Phifer Pavitt, Napa Valley Cabernet Sauvignon “Date Night” 2007 ($75): Wine names can be misleading. I had a bottle of this Cabernet kicking around for a few months and maybe would never have gotten around to tasting it, had my husband (a.k.a. house sommelier) not presented it to me blind. My issue had been the name, “Date Night.” Another “lifestyle” brand, I thought, remnants of “Little Black Dress,” “White Lie” and similar female-directed names stuck uncomfortably in my mental craw. But in fact this is a serious wine. And seriously commendable.
I had just finished a blind tasting of six Merlots and Cabernets from Napa Valley and Columbia Valley in Washington State. I found those wines almost indistinguishable: here a softer wine, there more oak on the finish, here $40, there $75, but a wine drinker could be happy (or not) with any of them. Frustrated and ready to postpone the quest for a commendable red to another day, I agreed to try this wine, also blind. I encountered liveliness of aroma, freshness of flavor, and — for lack of a more orthodox word — more energy than the other wines. It was so different that I considered whether it might be French or Italian, with the reservation that it’s immediacy of appeal in the mouth was more characteristic of the New World. I thought: I want to drink this.
Suzanne Phifer Pavitt and her husband Shane Pavitt initiated their dream of having a small winery in Napa Valley a decade ago, and last year opened the winery itself, which is located in Calistoga. The grapes come from Pope Valley, in the eastern part of the county, on the other side of Howell Mountain from Calistoga. (Pope Valley is not one of the 14 sub-AVAs of the Napa Valley AVA, and the wine thus uses the straight “Napa Valley” appellation.) The couple decided to call the wine “Date Night” because it was over several years of date nights that they nurtured their dream for the winery.
This 2007 is the third vintage of Date Night Cabernet Sauvignon. It is the product of a largely hands-off winemaking regime on the part of winemaker Ted Osborne, who ferments the grapes via ambient yeasts and allows the malolactic conversion to occur via ambient bacteria when the wine is in barrels. The grapes cold-soak before fermentation and the wine spends three weeks in contact with the grape skins before going into barrels. The wine contains 3 percent Petite Verdot.

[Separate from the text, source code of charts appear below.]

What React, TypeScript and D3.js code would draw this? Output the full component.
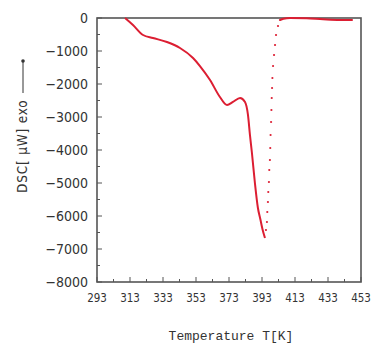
import React from "react";
import * as d3 from "d3";

const xTicks = [293, 313, 333, 353, 373, 393, 413, 433, 453];
const yTicks = [0, -1000, -2000, -3000, -4000, -5000, -6000, -7000, -8000];

// main DSC trace (temperature K, heat flow µW)
const traceT = [310.0, 314.8, 320.9, 326.9, 335.4, 343.3, 351.2, 355.4, 361.5, 367.5, 371.8, 375.4, 379.7, 382.7, 384.5, 385.7, 386.9, 388.7, 390.5, 392.0, 393.3, 394.8];
const traceV = [0, -212, -515, -606, -727, -909, -1212, -1455, -1879, -2394, -2636, -2545, -2424, -2545, -2939, -3545, -4091, -5000, -5750, -6100, -6400, -6667];

// sparse return points after the peak
const returnT = [395.4, 396.0, 396.2, 396.6, 396.8, 397.2, 397.4, 397.8, 398.0, 398.2, 398.5, 398.7, 398.9, 399.1, 399.3, 399.7, 400.3, 400.9, 401.5, 402.7, 403.9];
const returnV = [-6424, -6182, -5879, -5576, -5273, -4970, -4606, -4303, -3939, -3545, -3152, -2788, -2424, -2121, -1818, -1455, -1121, -818, -515, -242, -60];

// baseline after the transition
const tailT = [403.9, 406, 410, 420, 430, 440, 448];
const tailV = [-60, -20, 0, -10, -40, -60, -60];

export default function App() {
  const L = 97, R = 361, T = 18, B = 282;
  const x = d3.scaleLinear().domain([293, 453]).range([L, R]);
  const y = d3.scaleLinear().domain([-8000, 0]).range([B, T]);
  const red = "#dc1e32";
  const axisColor = "#555";

  const line = d3.line<[number, number]>().x((d) => x(d[0])).y((d) => y(d[1])).curve(d3.curveMonotoneX);
  const trace: [number, number][] = traceT.map((t, i) => [t, traceV[i]]);
  const tail: [number, number][] = tailT.map((t, i) => [t, tailV[i]]);

  const xMinor = d3.range(293, 454, 10);
  const yMinor = d3.range(-8000, 1, 500);

  return (
    <svg width={376} height={345} style={{ position: "absolute", left: 0, top: 0, background: "#fff" }}>
      <rect x={0} y={0} width={376} height={345} fill="#fff" />
      {/* minor / major ticks */}
      {xMinor.map((t) => (
        <line key={"xm" + t} x1={x(t)} x2={x(t)} y1={B} y2={B - ((t - 293) % 20 === 0 ? 5 : 3)} stroke={axisColor} strokeWidth={1} />
      ))}
      {yMinor.map((v) => (
        <line key={"ym" + v} x1={L} x2={L + (v % 1000 === 0 ? 5 : 3)} y1={y(v)} y2={y(v)} stroke={axisColor} strokeWidth={1} />
      ))}
      {/* frame */}
      <rect x={L} y={T} width={R - L} height={B - T} fill="none" stroke={axisColor} strokeWidth={1.6} />
      {/* trace */}
      <path d={line(trace) || ""} fill="none" stroke={red} strokeWidth={2} strokeLinejoin="round" />
      {returnT.map((t, i) => (
        <circle key={"r" + i} cx={x(t)} cy={y(returnV[i])} r={1.1} fill={red} />
      ))}
      <path d={line(tail) || ""} fill="none" stroke={red} strokeWidth={2} />
      {/* tick labels */}
      {xTicks.map((t) => (
        <text key={"xt" + t} x={x(t)} y={B + 20} textAnchor="middle" fontFamily="'Liberation Sans Narrow', 'DejaVu Sans Condensed', sans-serif" fontSize={11.5} fill="#333">
          {t}
        </text>
      ))}
      {yTicks.map((v) => (
        <text key={"yt" + v} x={L - 9} y={y(v) + 5} textAnchor="end" fontFamily="'Liberation Sans Narrow', 'DejaVu Sans Condensed', sans-serif" fontSize={14} fill="#333">
          {v === 0 ? "0" : "−" + Math.abs(v)}
        </text>
      ))}
      {/* axis titles */}
      <text x={231} y={340} textAnchor="middle" fontFamily="'Liberation Mono', 'DejaVu Sans Mono', monospace" fontSize={13} fill="#333">
        Temperature T[K]
      </text>
      <text transform="translate(27,193) rotate(-90)" textAnchor="start" fontFamily="'Liberation Sans Narrow', 'DejaVu Sans Condensed', sans-serif" fontSize={13.5} fill="#333" letterSpacing={0.8}>
        DSC[ μW] exo
      </text>
      <line x1={23} x2={23} y1={93} y2={61} stroke="#333" strokeWidth={1} />
      <circle cx={23} cy={61} r={1.8} fill="#333" />
    </svg>
  );
}
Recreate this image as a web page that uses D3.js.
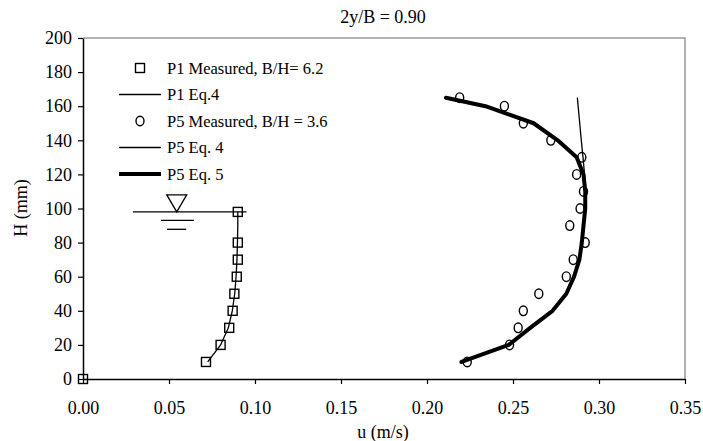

Here’s what to expect from this wine: The aroma is vibrant, expressing fresh red and black berries, a bit of mocha, an ink-like minerality, and tingling spiciness. In your mouth the wine is dry — no “sweetness of fruit and alcohol but technically dry,” as my tasting notes so often read these days. Despite being dry, it is not austere, because it has immediate flavors of ripe, fresh dark berries and a soft texture that caresses your tongue. As with most New World wines, the wine’s impact tails off towards the rear of your mouth, but here it doesn’t die short, and you are left with a lingering impression of dark berry fruit, concentrated stuff-of-the grapes, and a tangy mineral note. Such is the balance in this wine that I find the 14.8% alcohol declaration surprising: it seems less.
I would not hesitate to drink this wine now, but it can surely age for five-plus years, probably losing some of that energy that I love now, but gaining even more complexity. Choose a fairly large Bordeaux-style glass and drink the wine with grilled sausages, grilled poultry, or other moderately-flavorful dishes.